Tomahawk, WI 12/02/2013 (BasicsMedia) – There are a lot of things which make Ford Motor Company (NYSE:F) a charming automaker. First, the company was able to survive the financial crisis without holding out a begging bowl as it rivals. Second, the company has continued to thrive in an environment which rivals find very challenging. But it’s been a long walk this far. The company has its CEO Alan Mulally to thank for the turnaround it has achieved in the past short years. From minting billions of dollars in loss year after year, the company is now making billions upon billions in dollar profits.

The most exiting thing about Ford Motor Company (NYSE:F) lately is its return on equity (ROE). In this category, the company not only stands out among peers, but also beat the industry average by significant margin.
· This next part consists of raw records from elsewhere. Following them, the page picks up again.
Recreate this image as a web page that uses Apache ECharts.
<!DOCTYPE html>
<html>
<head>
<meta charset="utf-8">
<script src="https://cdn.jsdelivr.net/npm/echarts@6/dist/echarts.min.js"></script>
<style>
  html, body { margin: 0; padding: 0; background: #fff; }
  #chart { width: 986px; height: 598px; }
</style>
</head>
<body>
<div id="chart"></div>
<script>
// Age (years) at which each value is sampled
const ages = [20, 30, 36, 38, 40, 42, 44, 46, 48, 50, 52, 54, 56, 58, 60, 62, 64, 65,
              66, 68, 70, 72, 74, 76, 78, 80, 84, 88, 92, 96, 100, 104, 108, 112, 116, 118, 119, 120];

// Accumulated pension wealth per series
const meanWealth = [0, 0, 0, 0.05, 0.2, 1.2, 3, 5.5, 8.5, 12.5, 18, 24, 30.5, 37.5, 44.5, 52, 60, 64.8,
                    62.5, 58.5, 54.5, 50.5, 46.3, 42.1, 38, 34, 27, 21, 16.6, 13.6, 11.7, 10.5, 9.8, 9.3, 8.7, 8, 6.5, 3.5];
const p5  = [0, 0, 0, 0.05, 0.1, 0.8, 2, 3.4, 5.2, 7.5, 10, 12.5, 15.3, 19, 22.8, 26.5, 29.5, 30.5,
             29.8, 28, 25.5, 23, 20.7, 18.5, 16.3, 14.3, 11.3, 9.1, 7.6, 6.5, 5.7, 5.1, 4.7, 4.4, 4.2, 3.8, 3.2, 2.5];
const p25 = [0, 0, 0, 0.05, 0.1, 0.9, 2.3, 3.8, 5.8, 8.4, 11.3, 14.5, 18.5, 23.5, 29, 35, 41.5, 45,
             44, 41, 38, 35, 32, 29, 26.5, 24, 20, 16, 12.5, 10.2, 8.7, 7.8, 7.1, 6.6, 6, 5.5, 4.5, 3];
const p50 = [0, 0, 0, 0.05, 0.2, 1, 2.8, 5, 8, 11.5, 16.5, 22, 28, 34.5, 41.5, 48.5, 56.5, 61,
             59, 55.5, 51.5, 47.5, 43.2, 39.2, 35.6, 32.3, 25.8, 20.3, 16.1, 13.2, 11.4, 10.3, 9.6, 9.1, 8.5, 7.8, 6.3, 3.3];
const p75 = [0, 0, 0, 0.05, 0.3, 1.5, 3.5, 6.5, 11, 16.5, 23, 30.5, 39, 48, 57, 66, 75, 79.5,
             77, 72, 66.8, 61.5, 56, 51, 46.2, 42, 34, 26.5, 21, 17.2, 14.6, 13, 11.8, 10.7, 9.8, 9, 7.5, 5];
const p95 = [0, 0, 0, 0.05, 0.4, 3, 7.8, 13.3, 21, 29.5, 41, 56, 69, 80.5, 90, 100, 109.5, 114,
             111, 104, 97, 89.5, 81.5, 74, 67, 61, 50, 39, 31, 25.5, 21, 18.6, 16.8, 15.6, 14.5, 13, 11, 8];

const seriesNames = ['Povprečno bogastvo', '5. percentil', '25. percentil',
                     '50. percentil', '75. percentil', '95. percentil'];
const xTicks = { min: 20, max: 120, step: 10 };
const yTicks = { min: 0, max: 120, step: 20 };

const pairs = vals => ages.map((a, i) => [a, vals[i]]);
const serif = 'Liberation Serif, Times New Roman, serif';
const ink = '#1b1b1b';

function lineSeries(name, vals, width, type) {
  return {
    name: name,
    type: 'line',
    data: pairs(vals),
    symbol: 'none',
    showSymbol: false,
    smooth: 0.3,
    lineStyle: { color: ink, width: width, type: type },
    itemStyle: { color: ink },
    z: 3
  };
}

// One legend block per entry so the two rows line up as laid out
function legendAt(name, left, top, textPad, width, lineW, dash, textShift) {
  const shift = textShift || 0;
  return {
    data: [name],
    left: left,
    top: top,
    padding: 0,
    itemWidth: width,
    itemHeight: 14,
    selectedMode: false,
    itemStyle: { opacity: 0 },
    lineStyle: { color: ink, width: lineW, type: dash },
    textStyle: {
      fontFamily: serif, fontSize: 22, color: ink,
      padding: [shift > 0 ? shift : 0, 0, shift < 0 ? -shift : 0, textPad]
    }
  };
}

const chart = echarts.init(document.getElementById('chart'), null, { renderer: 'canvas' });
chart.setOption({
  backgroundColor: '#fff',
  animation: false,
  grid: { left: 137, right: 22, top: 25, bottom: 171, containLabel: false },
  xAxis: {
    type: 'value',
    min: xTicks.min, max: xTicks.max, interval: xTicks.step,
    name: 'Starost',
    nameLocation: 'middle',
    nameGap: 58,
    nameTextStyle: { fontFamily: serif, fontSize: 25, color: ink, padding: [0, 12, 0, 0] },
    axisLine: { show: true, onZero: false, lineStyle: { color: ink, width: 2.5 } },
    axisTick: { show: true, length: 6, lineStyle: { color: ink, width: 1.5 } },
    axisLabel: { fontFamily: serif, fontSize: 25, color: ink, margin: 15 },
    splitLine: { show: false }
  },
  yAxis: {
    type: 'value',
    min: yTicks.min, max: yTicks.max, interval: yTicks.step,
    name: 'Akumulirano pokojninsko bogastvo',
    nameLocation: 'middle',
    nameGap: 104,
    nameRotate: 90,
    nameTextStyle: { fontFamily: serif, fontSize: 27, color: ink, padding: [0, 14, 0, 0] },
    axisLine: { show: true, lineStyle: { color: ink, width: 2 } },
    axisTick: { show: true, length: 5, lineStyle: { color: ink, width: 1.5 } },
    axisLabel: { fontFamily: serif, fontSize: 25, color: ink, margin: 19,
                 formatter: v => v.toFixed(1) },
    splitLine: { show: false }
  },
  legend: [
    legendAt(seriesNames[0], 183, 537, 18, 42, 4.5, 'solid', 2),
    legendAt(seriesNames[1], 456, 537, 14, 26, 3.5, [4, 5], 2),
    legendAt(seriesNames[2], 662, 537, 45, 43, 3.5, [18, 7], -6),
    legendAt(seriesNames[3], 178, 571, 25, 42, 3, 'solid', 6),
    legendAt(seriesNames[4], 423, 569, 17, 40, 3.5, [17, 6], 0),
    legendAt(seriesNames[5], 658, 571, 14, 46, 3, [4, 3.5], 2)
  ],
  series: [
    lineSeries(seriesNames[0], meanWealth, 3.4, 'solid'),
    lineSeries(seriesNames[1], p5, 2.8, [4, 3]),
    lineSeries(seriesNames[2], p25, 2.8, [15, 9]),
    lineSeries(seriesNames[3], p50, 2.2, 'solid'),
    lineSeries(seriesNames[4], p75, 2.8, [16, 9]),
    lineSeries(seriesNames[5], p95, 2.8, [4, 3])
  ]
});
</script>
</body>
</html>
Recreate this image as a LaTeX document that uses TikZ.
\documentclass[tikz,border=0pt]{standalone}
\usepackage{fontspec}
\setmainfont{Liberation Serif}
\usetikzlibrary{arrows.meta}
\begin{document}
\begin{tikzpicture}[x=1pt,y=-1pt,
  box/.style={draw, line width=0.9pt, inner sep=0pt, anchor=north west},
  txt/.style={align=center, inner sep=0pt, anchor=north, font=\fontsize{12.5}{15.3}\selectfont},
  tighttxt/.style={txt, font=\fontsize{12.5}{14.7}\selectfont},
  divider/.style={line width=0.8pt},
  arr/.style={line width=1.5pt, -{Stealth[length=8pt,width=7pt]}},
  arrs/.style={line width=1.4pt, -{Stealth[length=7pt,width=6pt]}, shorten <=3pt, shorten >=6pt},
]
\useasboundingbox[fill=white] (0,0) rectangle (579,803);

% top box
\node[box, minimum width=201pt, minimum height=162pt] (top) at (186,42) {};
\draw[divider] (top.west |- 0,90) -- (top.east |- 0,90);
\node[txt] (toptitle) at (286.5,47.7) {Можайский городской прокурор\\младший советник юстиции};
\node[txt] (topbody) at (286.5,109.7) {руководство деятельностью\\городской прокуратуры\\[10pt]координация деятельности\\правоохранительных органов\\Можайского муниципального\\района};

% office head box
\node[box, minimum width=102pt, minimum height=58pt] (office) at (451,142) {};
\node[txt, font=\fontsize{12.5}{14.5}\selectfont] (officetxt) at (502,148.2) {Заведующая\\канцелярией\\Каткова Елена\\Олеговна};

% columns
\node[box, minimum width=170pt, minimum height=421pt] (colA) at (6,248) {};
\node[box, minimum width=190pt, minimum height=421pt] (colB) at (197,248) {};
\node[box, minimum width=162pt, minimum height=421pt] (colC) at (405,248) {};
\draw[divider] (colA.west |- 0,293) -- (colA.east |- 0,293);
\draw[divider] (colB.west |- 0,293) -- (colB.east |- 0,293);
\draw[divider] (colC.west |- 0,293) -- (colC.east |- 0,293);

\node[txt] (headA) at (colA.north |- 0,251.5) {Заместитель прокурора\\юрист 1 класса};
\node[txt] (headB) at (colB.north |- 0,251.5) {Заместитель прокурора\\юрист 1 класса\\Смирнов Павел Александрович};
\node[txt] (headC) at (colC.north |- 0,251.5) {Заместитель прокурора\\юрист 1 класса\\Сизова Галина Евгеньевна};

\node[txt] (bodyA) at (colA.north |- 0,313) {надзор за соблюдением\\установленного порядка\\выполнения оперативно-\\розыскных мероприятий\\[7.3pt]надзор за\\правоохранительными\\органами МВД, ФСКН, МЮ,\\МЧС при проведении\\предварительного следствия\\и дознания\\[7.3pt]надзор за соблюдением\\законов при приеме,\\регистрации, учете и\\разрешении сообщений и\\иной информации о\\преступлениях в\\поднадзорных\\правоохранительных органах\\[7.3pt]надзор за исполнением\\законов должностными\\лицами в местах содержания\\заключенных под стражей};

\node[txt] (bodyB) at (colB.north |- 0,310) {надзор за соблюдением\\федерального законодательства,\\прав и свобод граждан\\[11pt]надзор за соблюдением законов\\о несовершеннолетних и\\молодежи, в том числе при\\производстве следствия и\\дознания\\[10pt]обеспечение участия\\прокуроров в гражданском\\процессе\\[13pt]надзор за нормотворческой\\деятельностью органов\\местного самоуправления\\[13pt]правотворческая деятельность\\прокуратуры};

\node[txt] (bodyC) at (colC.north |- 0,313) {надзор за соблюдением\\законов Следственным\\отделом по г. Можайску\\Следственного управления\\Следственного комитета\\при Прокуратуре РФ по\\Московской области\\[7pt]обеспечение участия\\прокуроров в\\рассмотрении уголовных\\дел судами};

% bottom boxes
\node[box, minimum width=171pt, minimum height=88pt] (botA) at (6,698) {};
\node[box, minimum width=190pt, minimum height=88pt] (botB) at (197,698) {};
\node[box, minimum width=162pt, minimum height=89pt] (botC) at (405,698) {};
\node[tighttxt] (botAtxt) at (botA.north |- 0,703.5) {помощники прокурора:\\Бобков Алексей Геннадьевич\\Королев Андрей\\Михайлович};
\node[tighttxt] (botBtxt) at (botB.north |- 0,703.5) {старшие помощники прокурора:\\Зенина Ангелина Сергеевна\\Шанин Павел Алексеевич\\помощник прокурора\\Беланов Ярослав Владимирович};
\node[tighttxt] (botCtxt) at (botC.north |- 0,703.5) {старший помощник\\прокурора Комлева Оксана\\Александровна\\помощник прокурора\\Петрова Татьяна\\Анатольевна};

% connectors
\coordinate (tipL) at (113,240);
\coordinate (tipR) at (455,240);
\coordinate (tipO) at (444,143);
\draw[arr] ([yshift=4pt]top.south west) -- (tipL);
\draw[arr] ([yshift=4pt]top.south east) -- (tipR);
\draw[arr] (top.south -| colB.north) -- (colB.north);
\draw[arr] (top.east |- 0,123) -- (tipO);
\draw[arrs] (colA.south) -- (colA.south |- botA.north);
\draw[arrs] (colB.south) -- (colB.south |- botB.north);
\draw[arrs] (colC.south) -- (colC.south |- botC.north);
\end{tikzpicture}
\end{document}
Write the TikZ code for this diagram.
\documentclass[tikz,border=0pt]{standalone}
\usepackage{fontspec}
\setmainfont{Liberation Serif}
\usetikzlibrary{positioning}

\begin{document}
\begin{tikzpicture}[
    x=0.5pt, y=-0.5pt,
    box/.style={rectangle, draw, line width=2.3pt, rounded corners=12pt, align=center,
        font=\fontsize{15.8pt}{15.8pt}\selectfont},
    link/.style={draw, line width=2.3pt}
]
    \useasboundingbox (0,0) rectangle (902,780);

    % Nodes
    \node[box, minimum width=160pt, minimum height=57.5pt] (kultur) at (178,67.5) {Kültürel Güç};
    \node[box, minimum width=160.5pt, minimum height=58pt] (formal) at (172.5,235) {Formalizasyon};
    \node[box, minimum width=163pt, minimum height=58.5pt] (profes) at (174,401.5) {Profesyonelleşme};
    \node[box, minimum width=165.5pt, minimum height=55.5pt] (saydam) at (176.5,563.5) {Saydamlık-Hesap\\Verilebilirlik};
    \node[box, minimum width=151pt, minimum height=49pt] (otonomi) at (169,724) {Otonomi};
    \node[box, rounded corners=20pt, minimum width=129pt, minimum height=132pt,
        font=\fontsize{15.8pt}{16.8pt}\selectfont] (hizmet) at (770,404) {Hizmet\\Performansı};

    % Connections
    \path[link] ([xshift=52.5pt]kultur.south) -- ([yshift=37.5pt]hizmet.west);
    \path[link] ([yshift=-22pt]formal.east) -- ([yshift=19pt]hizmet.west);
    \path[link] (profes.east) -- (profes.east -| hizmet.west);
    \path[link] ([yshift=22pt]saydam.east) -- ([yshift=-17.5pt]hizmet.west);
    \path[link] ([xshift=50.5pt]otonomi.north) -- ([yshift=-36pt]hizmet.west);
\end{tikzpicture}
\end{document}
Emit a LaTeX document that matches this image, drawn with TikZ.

High ROE simply means that a company is doing what investors want it to do – generate profit from the invested dollar from shareholders.  ROE is an important metric and it’s the guide for the value investors.

The ROE metric that turns above 14% is always a positive indicator of a stock’s health. Ford Motor Company (NYSE:F)’s is more than 28% which means that the company is putting investors’ money into good use.

It has taken a lot of efforts to put Ford Motor Company (NYSE:F) in the solid profitability grounds. The company has made tweaks to its production to produce vehicles at profit and which appeal to the customers. The particular vehicle platforms which have been the source of its success include Fiesta, Fusion, Ford Focus and the F-Series truck. In fact, F’s pickup trucks have beaten the competition hands down in the U.S. thus giving the company not only substantial incremental revenue, but also sustainable line of revenue.

Cost-cutting is also helping the company improve its financials while focusing on the improvement of its other vehicle platforms like the Lincoln.